The plasma membrane Ca(2+)-ATPase (PMCA) pumps play an important role in the maintenance of precise levels of intracellular Ca(2+) Ca(2+)](i), essential to the functioning of neurons. In this article, we review evidence showing age-related changes of the PMCAs in synaptic plasma membranes (SPMs). PMCA activity and protein levels in SPMs diminish progressively with increasing age. The PMCAs are very sensitive to oxidative stress and undergo functional and structural changes when exposed to oxidants of physiological relevance. The major signatures of oxidative modification in the PMCAs are rapid inactivation, conformational changes, aggregation, internalization from the plasma membrane and proteolytic degradation.

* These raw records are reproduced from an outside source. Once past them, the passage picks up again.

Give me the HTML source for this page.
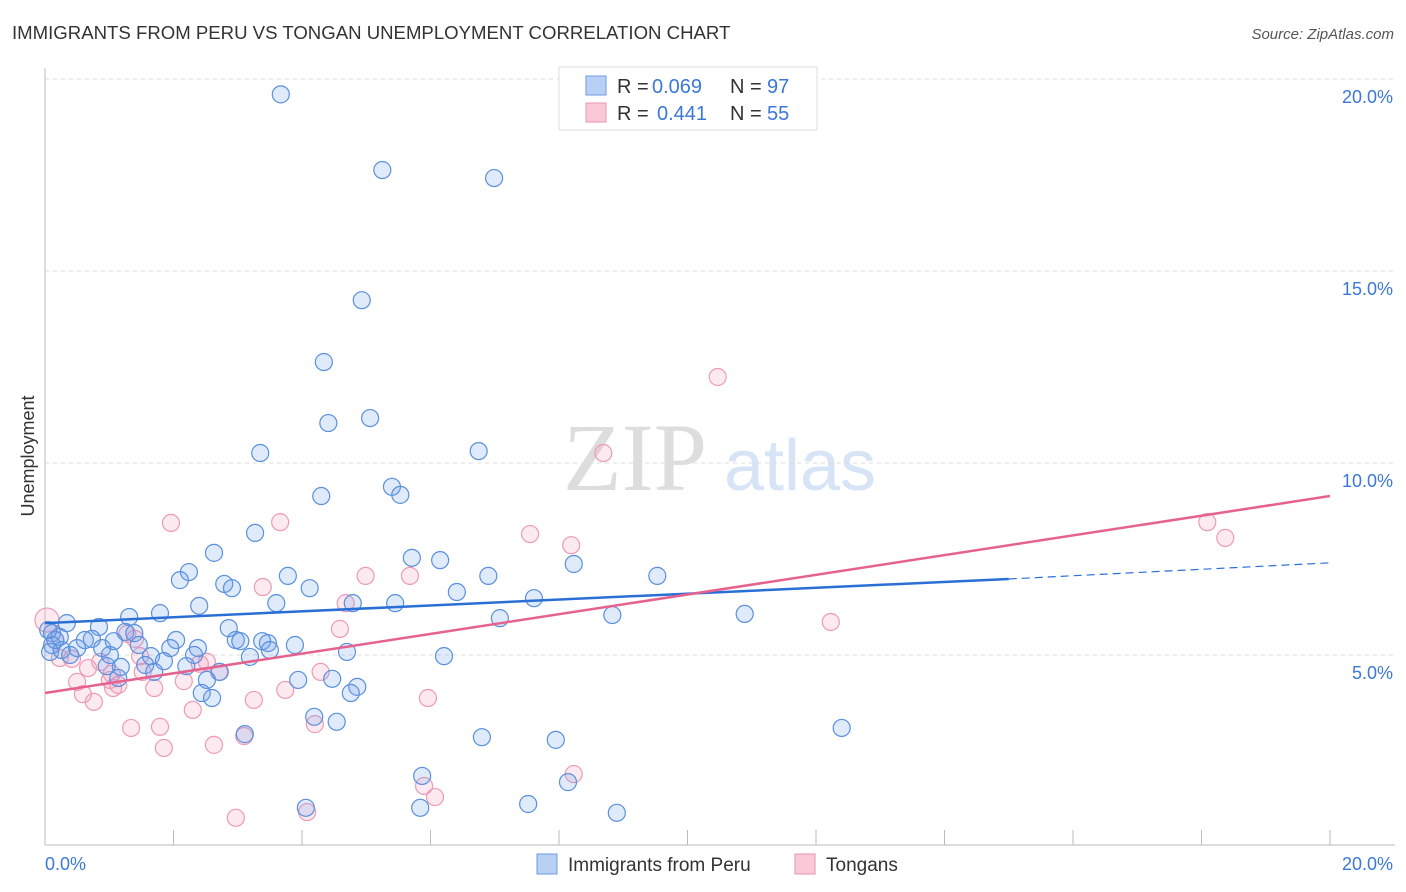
<!DOCTYPE html>
<html><head><meta charset="utf-8"><style>
body{margin:0;background:#fff;font-family:"Liberation Sans",sans-serif;}
#wrap{position:relative;width:1406px;height:892px;overflow:hidden;}
</style></head><body>
<div id="wrap">
<svg id="svg" width="1406" height="892" xmlns="http://www.w3.org/2000/svg">
<text x="12" y="39" font-size="18.6" fill="#333">IMMIGRANTS FROM PERU VS TONGAN UNEMPLOYMENT CORRELATION CHART</text>
<text x="1394" y="39" font-size="15" fill="#555" font-style="italic" text-anchor="end">Source: ZipAtlas.com</text>
<text x="34" y="456" font-size="18" fill="#333" text-anchor="middle" transform="rotate(-90 34 456)">Unemployment</text>
<g><text x="635" y="490" font-size="96" fill="#ddd" text-anchor="middle" font-family="Liberation Serif,serif">ZIP</text><text x="800" y="490" font-size="72" fill="#d6e4f5" text-anchor="middle">atlas</text></g>
<g id="grid"></g><g id="axes"></g><g id="pts"></g><g id="trend"></g>
<g>
<rect x="559" y="67" width="258" height="63" fill="#fff" stroke="#ddd"/>
<rect x="586" y="76" width="20" height="19" fill="#b8d0f4" stroke="#6b9be0"/>
<rect x="586" y="103" width="20" height="19" fill="#f9c9d8" stroke="#e993b0"/>
<text x="617" y="93" font-size="20" fill="#333">R =</text>
<text x="652" y="93" font-size="20" fill="#3b78d8">0.069</text>
<text x="730" y="93" font-size="20" fill="#333">N =</text>
<text x="767" y="93" font-size="20" fill="#3b78d8">97</text>
<text x="617" y="120" font-size="20" fill="#333">R =</text>
<text x="657" y="120" font-size="20" fill="#3b78d8">0.441</text>
<text x="730" y="120" font-size="20" fill="#333">N =</text>
<text x="767" y="120" font-size="20" fill="#3b78d8">55</text>
</g>
<g>
<rect x="537" y="854" width="20" height="20" fill="#b8d0f4" stroke="#6b9be0"/>
<text x="568" y="871" font-size="19" fill="#333">Immigrants from Peru</text>
<rect x="795" y="854" width="20" height="20" fill="#f9c9d8" stroke="#e993b0"/>
<text x="826" y="871" font-size="19" fill="#333">Tongans</text>
</g>
</svg></div>
<script>
const blueX=[3.67,5.25,6.99,4.93,4.34,4.41,5.06,3.35,6.75,4.30,5.40,5.53,3.27,2.63,5.71,6.15,8.23,2.24,2.10,3.78,6.90,9.53,2.79,2.91,4.12,6.41,7.61,2.40,3.60,4.79,5.45,1.79,1.31,7.08,8.83,10.89,0.34,0.84,1.25,1.39,2.86,0.11,0.23,0.73,1.07,2.04,2.97,3.04,3.38,3.47,3.89,0.11,0.50,0.89,1.46,1.95,2.38,3.50,0.08,0.26,4.70,1.65,2.32,3.19,6.21,1.85,0.96,1.18,2.20,1.56,2.72,1.70,1.14,2.52,3.94,4.47,2.44,2.60,4.86,4.76,4.19,4.54,3.11,6.80,7.95,12.40,5.87,8.14,4.06,5.84,7.52,8.90,0.16,0.05,0.62,0.39,1.01];
const blueY=[19.6,17.63,17.42,14.24,12.63,11.04,11.17,10.26,10.31,9.14,9.38,9.17,8.18,7.66,7.53,7.47,7.37,7.16,6.95,7.06,7.06,7.06,6.85,6.74,6.74,6.64,6.48,6.28,6.35,6.35,6.35,6.09,5.99,5.96,6.04,6.07,5.83,5.73,5.60,5.57,5.70,5.57,5.47,5.42,5.36,5.39,5.39,5.36,5.36,5.31,5.26,5.26,5.18,5.18,5.26,5.18,5.18,5.13,5.08,5.13,5.08,4.97,5.00,4.95,4.97,4.84,4.71,4.69,4.71,4.74,4.56,4.56,4.40,4.35,4.35,4.38,4.01,3.88,4.17,4.01,3.39,3.26,2.94,2.86,2.79,3.10,1.85,1.69,1.02,1.02,1.12,0.89,5.39,5.65,5.39,5.00,5.00];
const pinkX=[0.03,10.47,8.69,1.96,3.66,7.55,8.19,18.09,18.37,4.99,5.68,3.39,4.68,12.23,4.59,1.28,0.16,0.23,0.42,1.48,0.86,0.67,1.04,2.41,2.52,2.71,4.29,1.52,0.50,1.01,1.14,2.16,1.06,1.70,3.74,0.59,0.76,3.25,5.96,2.30,1.34,1.79,4.20,3.10,1.85,2.63,8.23,5.90,6.07,4.08,2.97,1.40];
const pinkY=[5.91,12.24,10.26,8.44,8.46,8.15,7.86,8.46,8.05,7.06,7.06,6.77,6.35,5.86,5.68,5.55,5.39,4.92,4.90,4.97,4.82,4.66,4.51,4.77,4.82,4.56,4.56,4.56,4.30,4.35,4.22,4.32,4.14,4.14,4.09,3.98,3.78,3.83,3.88,3.57,3.10,3.13,3.20,2.89,2.58,2.66,1.90,1.59,1.30,0.91,0.76,5.42];
const yTicks=[5,10,15,20];
const yTickLabels=["5.0%","10.0%","15.0%","20.0%"];
const blueTrend=[5.83,6.98,7.40];
const pinkTrend=[4.01,9.14];
const NS="http://www.w3.org/2000/svg";
const sx=v=>45+v*64.25, sy=v=>847-v*38.4;
function mk(p,t,a){const e=document.createElementNS(NS,t);for(const k in a)e.setAttribute(k,a[k]);document.getElementById(p).appendChild(e);return e;}
yTicks.forEach((t,i)=>{
 let l=mk('grid','line',{x1:45,x2:1395,y1:sy(t),y2:sy(t),stroke:'#ddd','stroke-dasharray':'4,4'});
 
 
 let tx=mk('grid','text',{x:1393,y:sy(t)+24,'font-size':18,fill:'#3b78d8','text-anchor':'end'});tx.textContent=yTickLabels[i];
 
 
});
let ax=mk('axes','line',{x1:45,x2:1395,y1:845,y2:845,stroke:'#bbb'});


let ay=mk('axes','line',{x1:45,x2:45,y1:68,y2:845,stroke:'#bbb'});


for(let i=0;i<=10;i++){let t=mk('axes','line',{x1:sx(i*2),x2:sx(i*2),y1:830,y2:845,stroke:'#bbb'});
 
 }
let x0=mk('axes','text',{x:45,y:870,'font-size':18,fill:'#3b78d8'});x0.textContent="0.0%";


let x1=mk('axes','text',{x:1393,y:870,'font-size':18,fill:'#3b78d8','text-anchor':'end'});x1.textContent="20.0%";


pinkX.forEach((x,i)=>{let c=mk('pts','circle',{cx:sx(x),cy:sy(pinkY[i]),r:i==0?12:8.5,fill:'rgba(244,160,188,0.22)',stroke:'#ee9ab5','stroke-width':1.2});
 
 });
blueX.forEach((x,i)=>{let c=mk('pts','circle',{cx:sx(x),cy:sy(blueY[i]),r:8.5,fill:'rgba(110,160,235,0.22)',stroke:'#5a90dc','stroke-width':1.2});
 
 });
let b1=mk('trend','line',{x1:sx(0),y1:sy(blueTrend[0]),x2:sx(15),y2:sy(blueTrend[1]),stroke:'#2a6fd6','stroke-width':2.5});


let b2=mk('trend','line',{x1:sx(15),y1:sy(blueTrend[1]),x2:sx(20),y2:sy(blueTrend[2]),stroke:'#2a6fd6','stroke-width':1.2,'stroke-dasharray':'8,5'});


let p1=mk('trend','line',{x1:sx(0),y1:sy(pinkTrend[0]),x2:sx(20),y2:sy(pinkTrend[1]),stroke:'#e5628f','stroke-width':2.5});


</script>
</body></html>
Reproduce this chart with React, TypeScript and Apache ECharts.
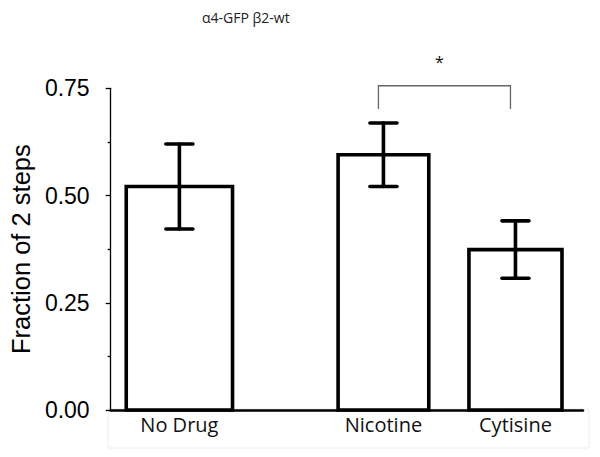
import React, { useEffect, useRef } from "react";
import * as echarts from "echarts";

const title = "α4-GFP β2-wt";
const yAxisName = "Fraction of 2 steps";
const categories = ["No Drug", "Nicotine", "Cytisine"];
const means = [0.521, 0.595, 0.374];
const errors = [0.099, 0.074, 0.067];
const yTicks = [0, 0.25, 0.5, 0.75];
const significance = { from: 1, to: 2, label: "*" };

// layout (x axis in layout units 0..100)
const slotCenters = [14.55, 57.75, 85.7];
const slotWidths = [22.5, 19.2, 19.7];

export default function App() {
  const ref = useRef<HTMLDivElement>(null);
  useEffect(() => {
    if (!ref.current) return;
    const chart = echarts.init(ref.current, null, { renderer: "svg" });
    const barData = categories.map((c, i) => [slotCenters[i], means[i], errors[i], slotWidths[i], i]);
    const option: any = {
      animation: false,
      backgroundColor: "#ffffff",
      title: {
        text: title,
        left: 197,
        top: 5,
        textStyle: { fontFamily: "Open Sans", fontSize: 14, fontWeight: "normal", color: "#222" },
      },
      grid: { left: 110, right: 17, top: 88.3, bottom: 47 },
      xAxis: {
        type: "value",
        min: 0,
        max: 100,
        axisLine: { show: true, onZero: false, lineStyle: { color: "#000", width: 2.5 } },
        axisTick: { show: false },
        axisLabel: { show: false },
        splitLine: { show: false },
      },
      yAxis: {
        type: "value",
        min: yTicks[0],
        max: yTicks[yTicks.length - 1],
        interval: 0.25,
        name: yAxisName,
        nameLocation: "middle",
        nameGap: 75,
        nameTextStyle: { fontFamily: "Liberation Sans", fontSize: 25.5, color: "#000" },
        axisLine: { show: true, lineStyle: { color: "#000", width: 1.3 } },
        axisTick: { show: true, length: 5, lineStyle: { color: "#000", width: 1.3 } },
        minorTick: { show: true, splitNumber: 2, length: 3, lineStyle: { color: "#000", width: 1.3 } },
        axisLabel: {
          fontFamily: "Liberation Sans",
          fontSize: 23,
          color: "#000",
          margin: 21,
          formatter: (v: number) => v.toFixed(2),
        },
        splitLine: { show: false },
      },
      graphic: [
        {
          type: "rect",
          shape: { x: 108, y: 409, width: 481, height: 39 },
          style: { fill: "none", stroke: "#ececec", lineWidth: 1 },
          z: -1,
        },
      ],
      series: [
        {
          type: "custom",
          data: barData,
          clip: false,
          renderItem: (params: any, api: any) => {
            const x = api.value(0);
            const m = api.value(1);
            const e = api.value(2);
            const w = api.value(3);
            const idx = api.value(4);
            const p0 = api.coord([x - w / 2, 0]);
            const p1 = api.coord([x + w / 2, m]);
            const c = api.coord([x, m]);
            const top = api.coord([x, m + e]);
            const bot = api.coord([x, m - e]);
            const cap = 13.5;
            const lineStyle = { stroke: "#000", lineWidth: 3.6, lineCap: "round" };
            return {
              type: "group",
              children: [
                {
                  type: "rect",
                  shape: { x: p0[0], y: p1[1], width: p1[0] - p0[0], height: p0[1] - p1[1] },
                  style: { fill: "#fff", stroke: "#000", lineWidth: 3.6, lineJoin: "miter" },
                },
                { type: "line", shape: { x1: c[0], y1: top[1], x2: c[0], y2: bot[1] }, style: lineStyle },
                { type: "line", shape: { x1: c[0] - cap, y1: top[1], x2: c[0] + cap, y2: top[1] }, style: lineStyle },
                { type: "line", shape: { x1: c[0] - cap, y1: bot[1], x2: c[0] + cap, y2: bot[1] }, style: lineStyle },
                {
                  type: "text",
                  style: {
                    text: categories[idx],
                    x: c[0],
                    y: p0[1] + 14,
                    align: "center",
                    verticalAlign: "middle",
                    fontFamily: "Open Sans",
                    fontSize: 20,
                    fill: "#111",
                  },
                },
              ],
            };
          },
        },
        {
          type: "custom",
          data: [[slotCenters[significance.from], slotCenters[significance.to], 0.756, 0.702]],
          clip: false,
          renderItem: (params: any, api: any) => {
            const a = api.coord([api.value(0), api.value(2)]);
            const b = api.coord([api.value(1), api.value(3)]);
            const l = a[0] - 5;
            const r = b[0] - 5;
            const st = { stroke: "#666", lineWidth: 1.3, fill: "none" };
            const star = api.coord([api.value(0), 0.812]);
            return {
              type: "group",
              children: [
                {
                  type: "polyline",
                  shape: { points: [[l, b[1]], [l, a[1]], [r, a[1]], [r, b[1]]] },
                  style: st,
                },
                {
                  type: "text",
                  style: {
                    text: significance.label,
                    x: (l + r) / 2 - 5,
                    y: star[1],
                    align: "center",
                    verticalAlign: "middle",
                    fontFamily: "Open Sans",
                    fontSize: 16,
                    fill: "#111",
                  },
                },
              ],
            };
          },
        },
      ],
    };
    chart.setOption(option);
    return () => chart.dispose();
  }, []);
  return <div ref={ref} style={{ position: "absolute", left: 0, top: 0, width: 600, height: 457 }} />;
}
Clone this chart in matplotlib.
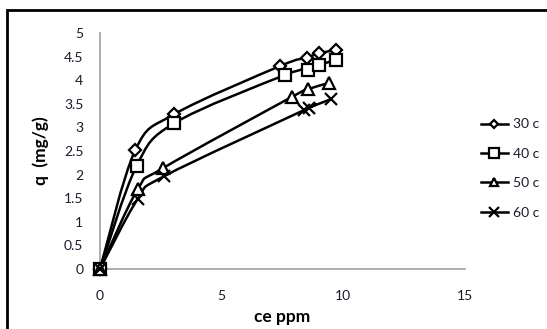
import matplotlib.pyplot as plt
from matplotlib.path import Path
from matplotlib.patches import PathPatch, Rectangle
from matplotlib.lines import Line2D
import numpy as np

plt.rcParams['font.family'] = ['Lato', 'DejaVu Sans']

# adsorption isotherm data, q vs equilibrium concentration
ce_30 = [0, 1.45, 3.05, 7.4, 8.5, 9.0, 9.7]
q_30 = [0, 2.52, 3.28, 4.30, 4.48, 4.57, 4.64]
ce_40 = [0, 1.5, 3.05, 7.6, 8.55, 9.0, 9.7]
q_40 = [0, 2.18, 3.09, 4.11, 4.22, 4.32, 4.43]
ce_50 = [0, 1.55, 2.6, 7.9, 8.55, 9.4]
q_50 = [0, 1.69, 2.14, 3.65, 3.81, 3.94]
ce_60 = [0, 1.55, 2.65, 8.4, 8.6, 9.5]
q_60 = [0, 1.48, 1.97, 3.37, 3.42, 3.60]

# label, x, y, marker, plot size, legend size
series = [
    ('30 c', ce_30, q_30, 'D', 6.5, 4.5),
    ('40 c', ce_40, q_40, 's', 8, 6.5),
    ('50 c', ce_50, q_50, '^', 8.5, 6),
    ('60 c', ce_60, q_60, 'x', 8, 6.5),
]

xticks = [0, 5, 10, 15]
yticks = [0, 0.5, 1, 1.5, 2, 2.5, 3, 3.5, 4, 4.5, 5]
ytick_labels = ['0', '0.5', '1', '1.5', '2', '2.5', '3', '3.5', '4', '4.5', '5']


def smooth_path(x, y):
    # Catmull-Rom through the points, as cubic bezier segments
    pts = np.column_stack([x, y]).astype(float)
    verts = [pts[0]]
    codes = [Path.MOVETO]
    n = len(pts)
    for i in range(n - 1):
        p0 = pts[i - 1] if i > 0 else pts[i]
        p1 = pts[i]
        p2 = pts[i + 1]
        p3 = pts[i + 2] if i + 2 < n else pts[i + 1]
        c1 = p1 + (p2 - p0) / 6
        c2 = p2 - (p3 - p1) / 6
        verts += [c1, c2, p2]
        codes += [Path.CURVE4] * 3
    return Path(verts, codes)


fig = plt.figure(figsize=(5.47, 3.29), dpi=100)
fig.patches.append(Rectangle((7 / 547, -0.1), 1.2, 1 - 10 / 329 + 0.1,
                             transform=fig.transFigure, fill=False,
                             edgecolor='black', linewidth=2))
ax = fig.add_axes([100 / 547, 1 - 269 / 329, 365 / 547, 236 / 329])

handles = []
for name, xs, ys, mk, ms, lms in series:
    ax.add_patch(PathPatch(smooth_path(xs, ys), fill=False,
                           edgecolor='black', linewidth=1.8, zorder=2))
    ax.plot(xs, ys, linestyle='none', marker=mk, markersize=ms,
            markerfacecolor='white', markeredgecolor='black',
            markeredgewidth=1.6, clip_on=False, zorder=3)
    handles.append(Line2D([], [], color='black', linewidth=1.8, marker=mk,
                          markersize=lms, markerfacecolor='white',
                          markeredgecolor='black', markeredgewidth=1.6))

ax.set_xlim(0, 15)
ax.set_ylim(0, 5)
ax.set_xticks(xticks)
ax.set_yticks(yticks)
ax.set_yticklabels(ytick_labels)
ax.tick_params(length=0, labelsize=10, colors='#1a1a2a')
ax.tick_params(axis='x', pad=15)
ax.tick_params(axis='y', pad=12)
for s in ['top', 'right']:
    ax.spines[s].set_visible(False)
for s in ['left', 'bottom']:
    ax.spines[s].set_color('#a0a0a0')
    ax.spines[s].set_linewidth(1.2)

ax.set_xlabel('ce ppm', fontsize=12.5, fontweight='bold', labelpad=5)
ax.set_ylabel('q  (mg/g)', fontsize=12.5, fontweight='bold', labelpad=11)

fig.legend(handles, [s[0] for s in series], loc='upper left',
           bbox_to_anchor=(468 / 547, 1 - 106 / 329), frameon=False,
           fontsize=10, handlelength=2.0, handletextpad=0.35,
           labelspacing=1.25, labelcolor='#1a1a2a')

fig.savefig('out.png', dpi=100)
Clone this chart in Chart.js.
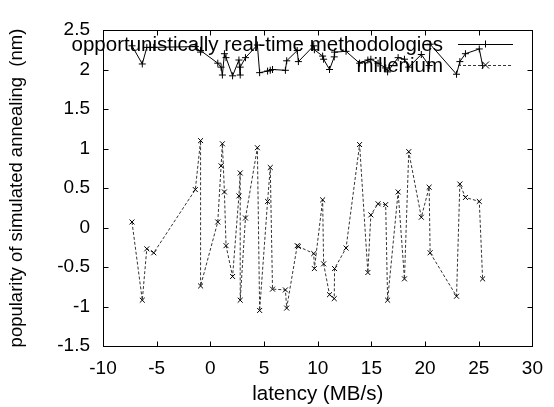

PMCA proteolysis appears to be mediated by both calpains and caspases. The predominance of one proteolytic pathway vs the other, the ensuing pattern of PMCA degradation and its consequence on pump activity depends largely on the type of insult, its intensity and duration. Experimental reduction of PMCA expression not only alters the dynamics of cellular Ca(2+) handling but also has a myriad of downstream consequences on various aspects of cell function, indicating a broad role of these pumps. Age- and oxidation-related down-regulation of the PMCAs may play an important role in compromised neuronal function in the aging brain and its several-fold increased susceptibility to neurodegenerative disorders such as Alzheimer's disease, Parkinson's disease, and stroke. Therapeutic approaches that protect the PMCAs and stabilize Ca(2+)](i) homeostasis may be capable of slowing and/or preventing neuronal degeneration. The PMCAs are therefore emerging as a new class of drug targets for therapeutic interventions in various chronic degenerative disorders.